# Job
Copy everything in the data below exactly except the pictures.
Start of Data lines
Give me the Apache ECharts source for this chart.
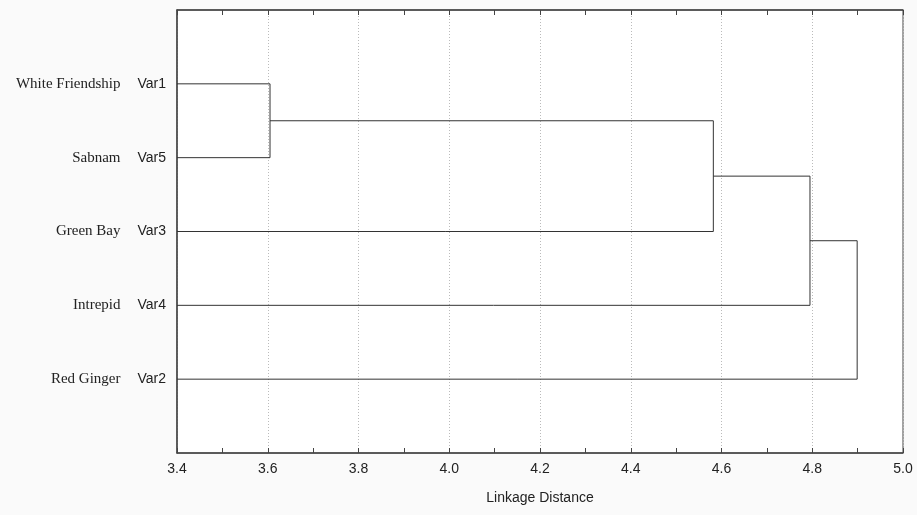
<!DOCTYPE html>
<html><head><meta charset="utf-8">
<script src="https://cdn.jsdelivr.net/npm/echarts@6/dist/echarts.min.js"></script>
<style>html,body{margin:0;padding:0;background:#fafafa;}#c{width:917px;height:515px;}</style>
</head><body><div id="c"></div>
<script>
// leaves in display order (top to bottom)
const leafNames = ["White Friendship", "Sabnam", "Green Bay", "Intrepid", "Red Ginger"];
const leafVars = ["Var1", "Var5", "Var3", "Var4", "Var2"];
// merges: [left cluster, right cluster, linkage distance]; leaves are 0..4, new clusters 5..
const mergeA = [0, 5, 6, 7];
const mergeB = [1, 2, 3, 4];
const mergeH = [3.605, 4.582, 4.795, 4.899];
const xTicks = [3.4, 5.0, 0.2];

const base = xTicks[0];
const pos = [], hgt = [];
leafNames.forEach((n, i) => { pos.push(i + 1); hgt.push(base); });
const series = [];
mergeH.forEach((h, k) => {
  const a = mergeA[k], b = mergeB[k];
  series.push({
    type: 'line', xAxisIndex: 0, yAxisIndex: 0, symbol: 'none', silent: true,
    lineStyle: { color: '#333', width: 1 },
    data: [[hgt[a], pos[a]], [h, pos[a]], [h, pos[b]], [hgt[b], pos[b]]]
  });
  pos.push((pos[a] + pos[b]) / 2); hgt.push(h);
});

const sansN = "'Liberation Sans Narrow', 'Arial Narrow', 'Liberation Sans', sans-serif";
const chart = echarts.init(document.getElementById('c'));
chart.setOption({
  backgroundColor: '#fafafa',
  animation: false,
  grid: { left: 177, right: 14, top: 10, bottom: 62, show: true, backgroundColor: '#fff', borderColor: '#444', borderWidth: 1 },
  xAxis: [{
    type: 'value', min: xTicks[0], max: xTicks[1], interval: xTicks[2], position: 'bottom',
    name: 'Linkage Distance', nameLocation: 'middle', nameGap: 38,
    nameTextStyle: { color: '#222', fontSize: 14, fontFamily: sansN },
    axisLine: { show: true, onZero: false, lineStyle: { color: '#444', width: 1.5 } },
    axisTick: { show: true, inside: true, length: 5, lineStyle: { color: '#444', width: 1 } },
    minorTick: { show: true, splitNumber: 2, length: 5, lineStyle: { color: '#444', width: 1 } },
    axisLabel: { color: '#222', fontSize: 14, margin: 9, fontFamily: sansN, formatter: v => v.toFixed(1) },
    splitLine: { show: true, lineStyle: { color: '#bbb', type: [1, 2], width: 1 } }
  }, {
    type: 'value', min: xTicks[0], max: xTicks[1], interval: xTicks[2], position: 'top',
    axisLine: { show: true, onZero: false, lineStyle: { color: '#444', width: 1.5 } },
    axisTick: { show: true, inside: true, length: 5, lineStyle: { color: '#444', width: 1 } },
    minorTick: { show: true, splitNumber: 2, length: 5, lineStyle: { color: '#444', width: 1 } },
    axisLabel: { show: false }, splitLine: { show: false }
  }],
  yAxis: {
    type: 'value', min: 0, max: leafNames.length + 1, interval: 1, inverse: true,
    axisLine: { show: true, onZero: false, lineStyle: { color: '#444', width: 1.5 } },
    axisTick: { show: false }, splitLine: { show: false },
    axisLabel: {
      margin: 11,
      formatter: v => (v >= 1 && v <= leafNames.length) ? '{n|' + leafNames[v - 1] + '}{v|' + leafVars[v - 1] + '}' : '',
      rich: {
        n: { fontFamily: "'Liberation Serif', 'Times New Roman', serif", fontSize: 15, color: '#222' },
        v: { fontFamily: "'Liberation Sans', Arial, sans-serif", fontSize: 14, color: '#222', padding: [0, 0, 0, 17] }
      }
    }
  },
  series: series
});
</script></body></html>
End of Data lines
# Problem solution
Give me the Apache ECharts source for this chart.
<!DOCTYPE html>
<html><head><meta charset="utf-8">
<script src="https://cdn.jsdelivr.net/npm/echarts@6/dist/echarts.min.js"></script>
<style>html,body{margin:0;padding:0;background:#fafafa;}#c{width:917px;height:515px;}</style>
</head><body><div id="c"></div>
<script>
// leaves in display order (top to bottom)
const leafNames = ["White Friendship", "Sabnam", "Green Bay", "Intrepid", "Red Ginger"];
const leafVars = ["Var1", "Var5", "Var3", "Var4", "Var2"];
// merges: [left cluster, right cluster, linkage distance]; leaves are 0..4, new clusters 5..
const mergeA = [0, 5, 6, 7];
const mergeB = [1, 2, 3, 4];
const mergeH = [3.605, 4.582, 4.795, 4.899];
const xTicks = [3.4, 5.0, 0.2];

const base = xTicks[0];
const pos = [], hgt = [];
leafNames.forEach((n, i) => { pos.push(i + 1); hgt.push(base); });
const series = [];
mergeH.forEach((h, k) => {
  const a = mergeA[k], b = mergeB[k];
  series.push({
    type: 'line', xAxisIndex: 0, yAxisIndex: 0, symbol: 'none', silent: true,
    lineStyle: { color: '#333', width: 1 },
    data: [[hgt[a], pos[a]], [h, pos[a]], [h, pos[b]], [hgt[b], pos[b]]]
  });
  pos.push((pos[a] + pos[b]) / 2); hgt.push(h);
});

const sansN = "'Liberation Sans Narrow', 'Arial Narrow', 'Liberation Sans', sans-serif";
const chart = echarts.init(document.getElementById('c'));
chart.setOption({
  backgroundColor: '#fafafa',
  animation: false,
  grid: { left: 177, right: 14, top: 10, bottom: 62, show: true, backgroundColor: '#fff', borderColor: '#444', borderWidth: 1 },
  xAxis: [{
    type: 'value', min: xTicks[0], max: xTicks[1], interval: xTicks[2], position: 'bottom',
    name: 'Linkage Distance', nameLocation: 'middle', nameGap: 38,
    nameTextStyle: { color: '#222', fontSize: 14, fontFamily: sansN },
    axisLine: { show: true, onZero: false, lineStyle: { color: '#444', width: 1.5 } },
    axisTick: { show: true, inside: true, length: 5, lineStyle: { color: '#444', width: 1 } },
    minorTick: { show: true, splitNumber: 2, length: 5, lineStyle: { color: '#444', width: 1 } },
    axisLabel: { color: '#222', fontSize: 14, margin: 9, fontFamily: sansN, formatter: v => v.toFixed(1) },
    splitLine: { show: true, lineStyle: { color: '#bbb', type: [1, 2], width: 1 } }
  }, {
    type: 'value', min: xTicks[0], max: xTicks[1], interval: xTicks[2], position: 'top',
    axisLine: { show: true, onZero: false, lineStyle: { color: '#444', width: 1.5 } },
    axisTick: { show: true, inside: true, length: 5, lineStyle: { color: '#444', width: 1 } },
    minorTick: { show: true, splitNumber: 2, length: 5, lineStyle: { color: '#444', width: 1 } },
    axisLabel: { show: false }, splitLine: { show: false }
  }],
  yAxis: {
    type: 'value', min: 0, max: leafNames.length + 1, interval: 1, inverse: true,
    axisLine: { show: true, onZero: false, lineStyle: { color: '#444', width: 1.5 } },
    axisTick: { show: false }, splitLine: { show: false },
    axisLabel: {
      margin: 11,
      formatter: v => (v >= 1 && v <= leafNames.length) ? '{n|' + leafNames[v - 1] + '}{v|' + leafVars[v - 1] + '}' : '',
      rich: {
        n: { fontFamily: "'Liberation Serif', 'Times New Roman', serif", fontSize: 15, color: '#222' },
        v: { fontFamily: "'Liberation Sans', Arial, sans-serif", fontSize: 14, color: '#222', padding: [0, 0, 0, 17] }
      }
    }
  },
  series: series
});
</script></body></html>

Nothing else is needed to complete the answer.